The local optimism even has led to limited activity to develop new subdivisions.
Mr. Sloan and his partner, Blair Saba, are about to open Hawthorne, a 241-home subdivision in Perrysburg that will have 30 lots in its first plat.
“We’ll be going into Hawthorne with a handful of presales. We think it will be a pretty hot subdivision,” Mr. Sloan said.
And in Michigan’s Bedford Township, Dennis Kolar, who is the chief building inspector, said he has met with three developers who want to start subdivisions in the township.
“In talking to the builders here, it sounds like this year is going to be even better than last year,” Mr. Kolar said.
Last year, 66 new homes were built in Bedford Township, which is a 35 percent jump over 2012.
Builder Josh Doyle of Homes by Josh Doyle LLC of Whitehouse is working with a Chicago developer, Roger Householder, to develop Brickerville Commons, a 91-lot subdivision in Monclova Township.
“This year has been exciting to see,” Mr. Doyle said. “There’s a lot of activity in the industry, and there’s a lot of people coming out.”

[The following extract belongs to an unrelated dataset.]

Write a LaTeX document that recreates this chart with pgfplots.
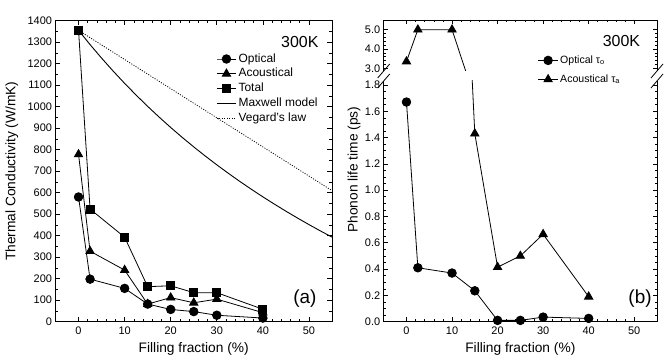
\documentclass[border=0pt]{standalone}
\usepackage{fontspec}
\setmainfont{Liberation Sans}
\usepackage{pgfplots}
\pgfplotsset{compat=1.18}

\pgfplotsset{
  panel/.style={
    scale only axis,
    xmin=-5, xmax=55,
    xtick={0,10,...,50},
    minor x tick num=4,
    tick align=inside,
    major tick length=4.5bp,
    minor tick length=2.5bp,
    every tick/.style={black, line width=0.6bp},
    axis line style={black, line width=0.8bp, -},
    tick label style={font=\fontsize{11}{13}\selectfont},
    label style={font=\fontsize{13.8}{16}\selectfont},
    /pgf/number format/assume math mode=true,
    /pgf/number format/1000 sep={},
    xticklabel style={yshift=-2bp},
    legend cell align=left,
    legend image code/.code={%
      \draw[mark repeat=2,mark phase=2] plot coordinates {(0bp,0bp) (9.7bp,0bp) (19.4bp,0bp)};},
  },
  dat/.style={black, line width=0.8bp, mark size=4.2bp, mark options={solid, fill=black}},
}

\begin{document}
\begin{tikzpicture}
\path (0,0) rectangle (664bp,360bp);

% ---------- (a) thermal conductivity ----------
\begin{axis}[panel,
  at={(55.5bp,38.3bp)}, anchor=south west,
  width=276.5bp, height=301bp,
  ymin=0, ymax=1400, ytick={0,100,...,1400}, minor y tick num=1,
  xlabel={Filling fraction (\%)},
  ylabel={Thermal Conductivity (W/mK)},
  xlabel style={at={(axis description cs:0.5,-0.09)}, anchor=center},
  ylabel style={at={(axis description cs:-0.158,0.5)}, anchor=center},
  legend style={draw=none, fill=none, at={(axis description cs:0.5816,0.896)},
    anchor=north west, inner sep=0pt, outer sep=0pt,
    font=\fontsize{12}{14}\selectfont, row sep=0.8bp,
    nodes={inner ysep=1.5bp, inner xsep=2bp, text height=8.5bp, text depth=2.5bp}},
]
\addplot[dat, mark=*, mark size=4.3bp] coordinates {
  (0,580) (2.5,198) (10,155) (15,82) (20,57) (25,47) (30,30) (40,17)};
\addlegendentry{Optical}
\addplot[dat, mark=triangle*, mark size=4.8bp] coordinates {
  (0,778) (2.5,328) (10,240) (15,82) (20,112) (25,88) (30,105) (40,42)};
\addlegendentry{Acoustical}
\addplot[dat, mark=square*, mark size=4bp] coordinates {
  (0,1355) (2.5,524) (10,393) (15,163) (20,167) (25,135) (30,135) (40,58)};
\addlegendentry{Total}
\addplot[black, line width=0.9bp] coordinates {
  (0,1355) (2.5,1288.9) (5,1226.0) (7.5,1165.9) (10,1108.6) (12.5,1053.9)
  (15,1001.5) (17.5,951.4) (20,903.3) (22.5,857.2) (25,813.0) (27.5,770.5)
  (30,729.6) (32.5,690.3) (35,652.4) (37.5,615.9) (40,580.7) (42.5,546.8)
  (45,514.0) (47.5,482.3) (50,451.7) (52.5,422.1) (55,393.4)};
\addlegendentry{Maxwell model}
\addplot[black, line width=0.8bp, dash pattern=on 1bp off 1.5bp] coordinates {
  (0,1355) (55,609.75)};
\addlegendentry{Vegard's law}
\node[anchor=east, font=\fontsize{16}{18}\selectfont] at (axis description cs:0.9638,0.930) {300K};
\node[font=\fontsize{19}{21}\selectfont] at (axis description cs:0.902,0.0754) {(a)};
\end{axis}

% ---------- (b) phonon life time, lower part ----------
\begin{axis}[panel,
  at={(383.7bp,38.3bp)}, anchor=south west,
  width=273.3bp, height=240.7bp,
  ymin=0, ymax=1.83, ytick={0,0.2,...,1.8}, minor y tick num=3,
  yticklabel style={/pgf/number format/.cd, fixed, fixed zerofill, precision=1},
  axis x line*=bottom,
  xlabel={Filling fraction (\%)},
  ylabel={Phonon life time (ps)},
  xlabel style={at={(axis description cs:0.5,-0.113)}, anchor=center},
  ylabel style={at={(axis description cs:-0.108,0.632)}, anchor=center},
  legend style={draw=none, fill=none, at={(axis description cs:0.5646,1.125)},
    anchor=north west, inner sep=0pt, outer sep=0pt,
    font=\fontsize{10.6}{12}\selectfont, row sep=0pt,
    nodes={inner ysep=4.25bp, inner xsep=2bp, text height=8bp, text depth=2.5bp}},
]
\addplot[dat, mark=*, mark size=4.3bp] coordinates {
  (0,1.67) (2.5,0.41) (10,0.37) (15,0.235) (20,0.01) (25,0.01) (30,0.035) (40,0.025)};
\addlegendentry{Optical τ\textsubscript{o}}
\addplot[dat, mark=triangle*, mark size=4.8bp] coordinates {
  (0,3.35) (2.5,5.0) (10,5.0) (15,1.43) (20,0.415) (25,0.50) (30,0.665) (40,0.19)};
\addlegendentry{Acoustical τ\textsubscript{a}}
\node[font=\fontsize{19}{21}\selectfont] at (axis description cs:0.938,0.094) {(b)};
\end{axis}

% ---------- (b) phonon life time, upper part ----------
\begin{axis}[panel,
  at={(383.7bp,289bp)}, anchor=south west,
  width=273.3bp, height=51bp,
  ymin=2.86, ymax=5.5, ytick={3,4,5}, minor y tick num=4,
  yticklabel style={/pgf/number format/.cd, fixed, fixed zerofill, precision=1},
  axis x line*=top, xticklabels={},
]
\addplot[dat, mark=triangle*, mark size=4.8bp] coordinates {
  (0,3.35) (2.5,5.0) (10,5.0) (15,1.43) (20,0.415) (25,0.50) (30,0.665) (40,0.19)};
\node[anchor=east, font=\fontsize{16}{18}\selectfont] at (axis description cs:0.951,0.583) {300K};
\end{axis}

% axis break marks
\foreach \xb in {383.7,657} {
  \draw[black, line width=0.8bp] (\xb bp-6bp,289bp-7bp) -- (\xb bp+6bp,289bp+7bp);
  \draw[black, line width=0.8bp] (\xb bp-6bp,279bp-7bp) -- (\xb bp+6bp,279bp+7bp);
}
\end{tikzpicture}
\end{document}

Mr. Doyle said he built 56 homes last year and is looking at constructing 63 this year.
Mr. Doyle said he is committed to starting two new houses per week through June. But he said concerns remain.
Mr. Doyle said he’s excited about all the plats that have been added in the last 12 months, but there are too few new subdivisions under development. The reason for that, he said, is that the price of developing land without nearby infrastructure has skyrocketed.
Land prices and the cost of materials such as asphalt have doubled, and township concerns over rapid growth have led to higher development fees, Mr. Doyle said.
“It’s become easier to expand an existing subdivision than it is to start a new one,” Mr. Doyle added.
The new plats have helped, but many of these subdivisions are close to being built out.
“I’d say now we probably have about five years’ of available lots,” Mr. Doyle said. “It’ll be interesting to see what happens from here when these lots run out.”